(Rows from a dataset of charts and code)
--

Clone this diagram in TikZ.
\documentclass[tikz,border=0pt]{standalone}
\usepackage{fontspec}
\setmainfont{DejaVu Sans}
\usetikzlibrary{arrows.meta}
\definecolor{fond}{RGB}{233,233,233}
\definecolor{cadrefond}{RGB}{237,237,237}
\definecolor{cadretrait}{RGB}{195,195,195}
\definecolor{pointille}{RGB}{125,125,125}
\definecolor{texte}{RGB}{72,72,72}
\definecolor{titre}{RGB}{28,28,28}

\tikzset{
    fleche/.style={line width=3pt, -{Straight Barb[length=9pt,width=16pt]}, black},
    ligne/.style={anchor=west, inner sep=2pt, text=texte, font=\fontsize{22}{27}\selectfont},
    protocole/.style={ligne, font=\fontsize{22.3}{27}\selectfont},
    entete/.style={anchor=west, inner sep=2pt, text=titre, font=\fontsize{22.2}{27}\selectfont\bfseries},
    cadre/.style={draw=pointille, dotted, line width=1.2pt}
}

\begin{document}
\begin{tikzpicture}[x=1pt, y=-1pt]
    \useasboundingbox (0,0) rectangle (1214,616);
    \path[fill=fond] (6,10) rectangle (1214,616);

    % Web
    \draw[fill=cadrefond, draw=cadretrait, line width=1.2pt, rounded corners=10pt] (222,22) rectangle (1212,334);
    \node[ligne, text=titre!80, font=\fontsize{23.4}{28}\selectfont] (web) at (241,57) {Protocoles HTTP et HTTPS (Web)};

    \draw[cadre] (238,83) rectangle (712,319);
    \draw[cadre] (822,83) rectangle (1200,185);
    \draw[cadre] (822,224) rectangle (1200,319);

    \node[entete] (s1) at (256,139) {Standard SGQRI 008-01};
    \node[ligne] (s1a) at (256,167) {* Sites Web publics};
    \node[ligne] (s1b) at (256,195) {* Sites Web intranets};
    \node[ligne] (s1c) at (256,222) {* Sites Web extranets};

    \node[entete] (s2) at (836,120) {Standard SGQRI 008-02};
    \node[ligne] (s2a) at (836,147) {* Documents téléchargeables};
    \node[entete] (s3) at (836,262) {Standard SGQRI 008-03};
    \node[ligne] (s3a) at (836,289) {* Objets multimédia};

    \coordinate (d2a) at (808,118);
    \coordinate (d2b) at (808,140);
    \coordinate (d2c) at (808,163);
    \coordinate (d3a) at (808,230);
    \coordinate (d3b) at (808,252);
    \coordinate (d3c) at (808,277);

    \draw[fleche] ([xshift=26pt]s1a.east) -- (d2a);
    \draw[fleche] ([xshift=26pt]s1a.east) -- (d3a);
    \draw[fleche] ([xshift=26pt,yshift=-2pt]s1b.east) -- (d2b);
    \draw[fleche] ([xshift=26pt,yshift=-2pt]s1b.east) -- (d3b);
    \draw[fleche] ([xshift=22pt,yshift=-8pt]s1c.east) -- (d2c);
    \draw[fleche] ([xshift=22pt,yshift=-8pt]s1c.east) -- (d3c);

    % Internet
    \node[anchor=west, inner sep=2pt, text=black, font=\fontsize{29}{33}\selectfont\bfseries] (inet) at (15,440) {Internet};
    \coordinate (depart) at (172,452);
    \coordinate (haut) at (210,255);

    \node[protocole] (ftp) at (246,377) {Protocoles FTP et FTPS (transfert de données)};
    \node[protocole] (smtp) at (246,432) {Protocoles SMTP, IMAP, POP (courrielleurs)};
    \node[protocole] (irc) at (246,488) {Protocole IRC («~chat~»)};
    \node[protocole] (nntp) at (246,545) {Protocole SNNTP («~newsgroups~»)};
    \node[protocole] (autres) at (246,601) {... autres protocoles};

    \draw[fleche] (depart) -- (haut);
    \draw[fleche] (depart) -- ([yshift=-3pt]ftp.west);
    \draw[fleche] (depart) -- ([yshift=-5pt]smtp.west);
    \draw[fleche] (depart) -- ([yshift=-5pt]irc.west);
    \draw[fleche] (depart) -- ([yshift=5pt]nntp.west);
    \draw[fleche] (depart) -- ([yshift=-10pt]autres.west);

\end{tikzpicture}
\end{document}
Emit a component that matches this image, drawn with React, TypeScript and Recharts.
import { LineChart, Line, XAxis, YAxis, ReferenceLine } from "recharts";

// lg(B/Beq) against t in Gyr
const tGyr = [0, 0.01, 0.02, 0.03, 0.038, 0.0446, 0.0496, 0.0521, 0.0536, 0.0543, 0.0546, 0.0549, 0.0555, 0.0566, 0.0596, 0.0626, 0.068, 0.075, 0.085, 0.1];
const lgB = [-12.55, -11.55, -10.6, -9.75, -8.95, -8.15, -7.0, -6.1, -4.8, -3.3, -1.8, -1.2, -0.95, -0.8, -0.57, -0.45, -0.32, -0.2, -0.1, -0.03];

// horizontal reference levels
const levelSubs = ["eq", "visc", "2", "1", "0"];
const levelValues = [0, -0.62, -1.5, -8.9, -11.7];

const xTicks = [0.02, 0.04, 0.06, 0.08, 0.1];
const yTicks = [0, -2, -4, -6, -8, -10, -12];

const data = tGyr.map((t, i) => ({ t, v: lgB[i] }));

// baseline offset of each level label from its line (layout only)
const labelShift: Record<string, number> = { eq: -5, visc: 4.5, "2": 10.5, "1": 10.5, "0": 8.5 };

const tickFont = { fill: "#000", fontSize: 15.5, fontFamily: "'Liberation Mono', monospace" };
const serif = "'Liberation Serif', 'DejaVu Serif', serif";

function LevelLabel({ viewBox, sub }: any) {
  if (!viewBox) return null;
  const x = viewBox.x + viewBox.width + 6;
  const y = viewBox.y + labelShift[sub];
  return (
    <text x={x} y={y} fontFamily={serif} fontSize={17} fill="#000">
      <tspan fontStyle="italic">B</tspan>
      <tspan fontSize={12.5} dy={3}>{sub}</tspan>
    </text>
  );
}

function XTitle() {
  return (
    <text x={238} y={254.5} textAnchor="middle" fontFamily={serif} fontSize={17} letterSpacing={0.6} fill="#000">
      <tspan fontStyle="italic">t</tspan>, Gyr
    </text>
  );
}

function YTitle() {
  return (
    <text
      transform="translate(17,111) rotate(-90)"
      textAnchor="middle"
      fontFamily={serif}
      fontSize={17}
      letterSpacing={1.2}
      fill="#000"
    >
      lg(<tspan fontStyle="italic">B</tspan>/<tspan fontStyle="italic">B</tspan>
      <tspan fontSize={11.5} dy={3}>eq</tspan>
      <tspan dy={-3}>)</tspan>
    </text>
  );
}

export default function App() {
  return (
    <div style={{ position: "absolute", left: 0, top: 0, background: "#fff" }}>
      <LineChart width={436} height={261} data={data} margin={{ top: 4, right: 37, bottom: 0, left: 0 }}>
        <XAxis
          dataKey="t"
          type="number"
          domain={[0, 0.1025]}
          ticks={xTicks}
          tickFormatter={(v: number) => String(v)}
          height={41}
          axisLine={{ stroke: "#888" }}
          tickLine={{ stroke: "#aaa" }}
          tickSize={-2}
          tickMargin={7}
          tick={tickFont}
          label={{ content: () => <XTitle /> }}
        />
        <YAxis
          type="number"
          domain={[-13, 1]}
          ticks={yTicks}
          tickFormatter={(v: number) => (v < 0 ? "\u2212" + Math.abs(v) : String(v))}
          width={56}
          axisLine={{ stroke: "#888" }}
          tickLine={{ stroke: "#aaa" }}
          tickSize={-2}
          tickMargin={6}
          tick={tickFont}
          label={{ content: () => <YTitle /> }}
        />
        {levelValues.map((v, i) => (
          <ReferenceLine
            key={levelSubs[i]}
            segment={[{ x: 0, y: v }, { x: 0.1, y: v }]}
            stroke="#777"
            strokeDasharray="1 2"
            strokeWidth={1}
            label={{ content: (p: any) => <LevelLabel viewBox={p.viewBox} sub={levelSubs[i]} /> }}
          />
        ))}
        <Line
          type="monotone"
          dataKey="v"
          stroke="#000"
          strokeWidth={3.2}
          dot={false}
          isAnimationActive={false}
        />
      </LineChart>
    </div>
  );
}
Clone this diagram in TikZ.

--

**EXERCISE**
Output only the lines from the one containing "Emit a component" through the one containing "XAxis, YAxis, ReferenceLine", inclusive, exactly as written.

**ANSWER TO THIS TASK**
Emit a component that matches this image, drawn with React, TypeScript and Recharts.
import { LineChart, Line, XAxis, YAxis, ReferenceLine } from "recharts";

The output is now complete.